Our guest this week is Nicole Stott. Nicole grew up in Clearwater, Florida. She began her career in 1987 as a structural design engineer with Pratt & Whitney in West Palm Beach, Florida. In 1988, Stott joined NASA at the Kennedy Space Center as an Operations Engineer in the Orbiter Processing Facility.

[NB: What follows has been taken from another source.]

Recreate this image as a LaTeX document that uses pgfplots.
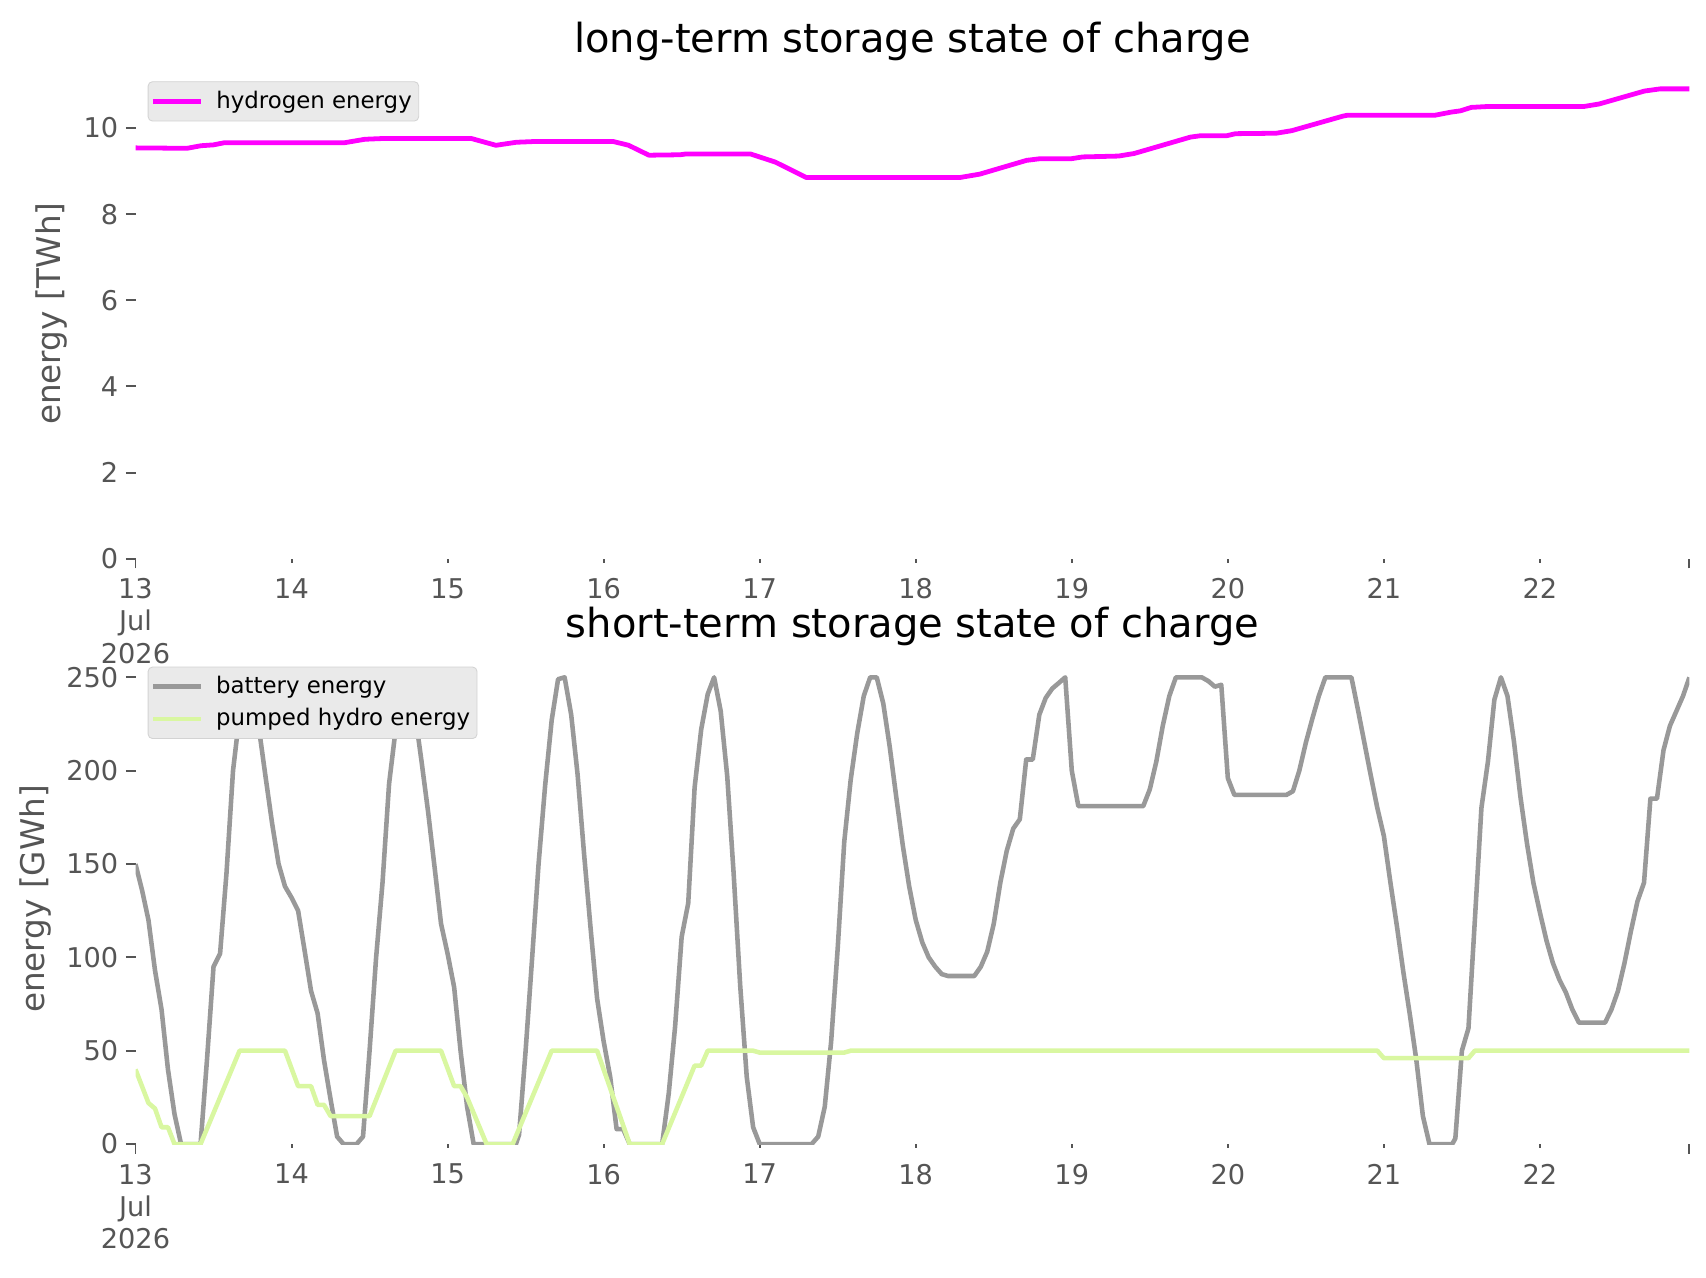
\documentclass[border=0pt]{standalone}
\usepackage{fontspec}
\setmainfont{DejaVu Sans}
\usepackage{pgfplots}
\pgfplotsset{compat=1.18}
\definecolor{tickgray}{HTML}{555555}
\definecolor{hcol}{HTML}{FF00FF}
\definecolor{batt}{HTML}{999999}
\definecolor{phs}{HTML}{D9F7A1}
\definecolor{legfill}{HTML}{EAEAEA}
\definecolor{legedge}{HTML}{D3D3D3}

\pgfplotsset{
  storstyle/.style={
    scale only axis, width=714.1pt, height=225.2pt,
    xmin=13, xmax=22.958,
    axis line style={draw=none},
    tick align=outside, xtick pos=bottom, ytick pos=left,
    xtick={13,...,22},
    xticklabels={{13\\Jul\\2026},14,15,16,17,18,19,20,21,22},
    extra x ticks={13,22.958},
    extra x tick labels={,},
    extra x tick style={xtick style={/pgfplots/major tick length=4.4pt}},
    xtick style={/pgfplots/major tick length=1.8pt},
    xticklabel style={align=center, font=\fontsize{12.5}{14.8}\selectfont, text=tickgray, yshift=-1.2pt},
    yticklabel style={font=\fontsize{12.5}{14.5}\selectfont, text=tickgray},
    /pgf/number format/assume math mode=true,
    major tick length=4.4pt,
    minor tick num=0,
    tick style={tickgray, line width=0.9pt},
    every axis title/.style={at={(0.5,1)}, anchor=base, yshift=7.5pt, font=\fontsize{18.4}{21}\selectfont},
    every axis y label/.style={rotate=90, anchor=center, font=\fontsize{15}{18}\selectfont, text=tickgray},
    legend cell align=left,
    legend image code/.code={\draw[##1] (0pt,0pt) -- (22pt,0pt);},
    legend style={at={(0,1)}, anchor=north west, xshift=5.6pt, yshift=-5.8pt,
      fill=legfill, draw=legedge, rounded corners=2pt,
      inner xsep=1.2pt, inner ysep=2.3pt, row sep=1.3pt,
      font=\fontsize{10.5}{12.5}\selectfont,
      nodes={inner xsep=2pt, inner ysep=2pt},
      /tikz/every odd column/.append style={column sep=4pt}},
  }
}

\begin{document}
\begin{tikzpicture}
\useasboundingbox (0,0) rectangle (784pt,586.85pt);

\begin{axis}[storstyle,
  at={(62.27pt,330.1pt)}, anchor=south west,
  ymin=0, ymax=11.38,
  ytick={0,2,4,6,8,10},
  title={long-term storage state of charge},
  ylabel={energy [TWh]},
  ylabel style={at={(axis description cs:-0.0538,0.5)}},
]
\addplot[hcol, line width=2.2pt, line join=round] coordinates {
(13.000,9.54) (13.330,9.53) (13.420,9.59) (13.500,9.61) (13.570,9.66) (14.340,9.66)
(14.470,9.74) (14.600,9.76) (15.150,9.76) (15.310,9.60) (15.440,9.67) (15.570,9.69)
(16.060,9.69) (16.160,9.60) (16.290,9.37) (16.490,9.38) (16.530,9.40) (16.940,9.40)
(17.100,9.21) (17.300,8.85) (18.280,8.85) (18.410,8.93) (18.710,9.25) (18.800,9.29)
(19.000,9.29) (19.070,9.33) (19.300,9.35) (19.400,9.41) (19.760,9.79) (19.820,9.82)
(19.990,9.82) (20.050,9.87) (20.310,9.88) (20.410,9.94) (20.740,10.28) (20.770,10.30)
(21.330,10.30) (21.430,10.37) (21.490,10.40) (21.560,10.48) (21.660,10.50) (22.280,10.50)
(22.380,10.56) (22.670,10.86) (22.770,10.91) (22.958,10.91)
};
\addlegendentry{hydrogen energy}
\end{axis}

\begin{axis}[storstyle,
  at={(62.27pt,61.1pt)}, anchor=south west,
  ymin=0, ymax=262.5,
  ytick={0,50,100,150,200,250},
  title={short-term storage state of charge},
  ylabel={energy [GWh]},
  ylabel style={at={(axis description cs:-0.0641,0.5)}},
]
\addplot[batt, line width=2.1pt, line join=round] coordinates {
(13.000,150) (13.042,136) (13.083,120) (13.125,93) (13.167,72) (13.208,40) (13.250,16) (13.292,0)
(13.417,0) (13.458,45) (13.500,95) (13.542,102) (13.583,145) (13.625,200) (13.667,230) (13.708,248)
(13.750,250) (13.792,222) (13.833,197) (13.875,172) (13.917,150) (13.958,138) (14.000,132) (14.042,125)
(14.083,104) (14.125,82) (14.167,70) (14.208,45) (14.250,24) (14.292,4) (14.333,0)
(14.417,0) (14.458,4) (14.500,50) (14.542,100) (14.583,140) (14.625,193) (14.667,222) (14.708,248)
(14.750,250) (14.792,230) (14.833,205) (14.875,178) (14.917,148) (14.958,118) (15.000,102) (15.042,84)
(15.083,50) (15.125,20) (15.167,0)
(15.438,0) (15.458,5) (15.500,50) (15.542,100) (15.583,150) (15.625,192) (15.667,227) (15.708,249)
(15.750,250) (15.792,230) (15.833,198) (15.875,155) (15.917,115) (15.958,78) (16.000,55) (16.042,36)
(16.083,8) (16.125,8) (16.167,0)
(16.375,0) (16.417,27) (16.458,63) (16.500,111) (16.542,129) (16.583,191) (16.625,222) (16.667,241)
(16.708,250) (16.750,232) (16.792,197) (16.833,145) (16.875,85) (16.917,36) (16.958,9) (17.000,0)
(17.333,0) (17.375,4) (17.417,20) (17.458,55) (17.500,105) (17.542,162) (17.583,195) (17.625,220)
(17.667,240) (17.708,250) (17.750,250) (17.792,236) (17.833,213) (17.875,186) (17.917,160) (17.958,138)
(18.000,120) (18.042,108) (18.083,100) (18.125,95) (18.167,91) (18.208,90)
(18.375,90) (18.417,95) (18.458,103) (18.500,118) (18.542,140) (18.583,157) (18.625,169) (18.667,174)
(18.708,206) (18.750,206) (18.792,230) (18.833,239) (18.875,244) (18.917,247) (18.958,250) (19.000,200)
(19.042,181) (19.458,181) (19.500,190) (19.542,205) (19.583,224) (19.625,240) (19.667,250)
(19.833,250) (19.875,248) (19.917,245) (19.958,246) (20.000,196) (20.042,187)
(20.375,187) (20.417,189) (20.458,200) (20.500,215) (20.542,228) (20.583,240) (20.625,250)
(20.792,250) (20.833,233) (20.875,215) (20.917,197) (20.958,180) (21.000,165) (21.042,140) (21.083,117)
(21.125,92) (21.167,69) (21.208,45) (21.250,15) (21.292,0)
(21.438,0) (21.458,3) (21.500,50) (21.542,62) (21.583,120) (21.625,180) (21.667,205) (21.708,238)
(21.750,250) (21.792,240) (21.833,216) (21.875,186) (21.917,161) (21.958,140) (22.000,124) (22.042,109)
(22.083,97) (22.125,88) (22.167,81) (22.208,72) (22.250,65)
(22.417,65) (22.458,72) (22.500,82) (22.542,97) (22.583,114) (22.625,130) (22.667,140) (22.708,185)
(22.750,185) (22.792,211) (22.833,224) (22.875,232) (22.917,240) (22.958,250)
};
\addlegendentry{battery energy}
\addplot[phs, line width=2.1pt, line join=round] coordinates {
(13.000,40) (13.083,22) (13.125,19) (13.167,9) (13.208,9) (13.250,0) (13.417,0) (13.667,50)
(13.958,50) (14.042,31) (14.125,31) (14.167,21) (14.208,21) (14.250,15) (14.500,15) (14.667,50)
(14.958,50) (15.042,31) (15.083,31) (15.125,25) (15.250,0) (15.417,0) (15.667,50) (15.958,50)
(16.167,0) (16.375,0) (16.583,42) (16.625,42) (16.667,50) (16.958,50) (17.000,49) (17.542,49)
(17.583,50) (20.958,50) (21.000,46) (21.542,46) (21.583,50) (22.958,50)
};
\addlegendentry{pumped hydro energy}
\end{axis}
\end{tikzpicture}
\end{document}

In 2000, she was selected as a NASA Astronaut. In April 2006, Nicole was a crew member on the NASA Extreme Environment Mission Operations (NEEMO) 9 mission, where she lived and worked with a six-person crew for 18 days on the Aquarius undersea research habitat. Nicole has been to space two times now, once in 2009 as a mission specialist on STS-128 Discovery, participating in the first spacewalk of that mission; she spent over 100 days as a flight engineer on the International Space Station (ISS), and returned on STS-129 Atlantis. Her second time to space was in 2011, where Nicole was a mission specialist on STS-133, the final flight of the Space Shuttle Discovery.

Today, Nicole (a mother) is an artist who shares her passion for space through her work. She is a co-founder of the Space for Art Foundation, and is also an author of the book Back to Earth: What Life in Space Taught Me About Our Home Planet―And Our Mission to Protect It, which comes out on October 12.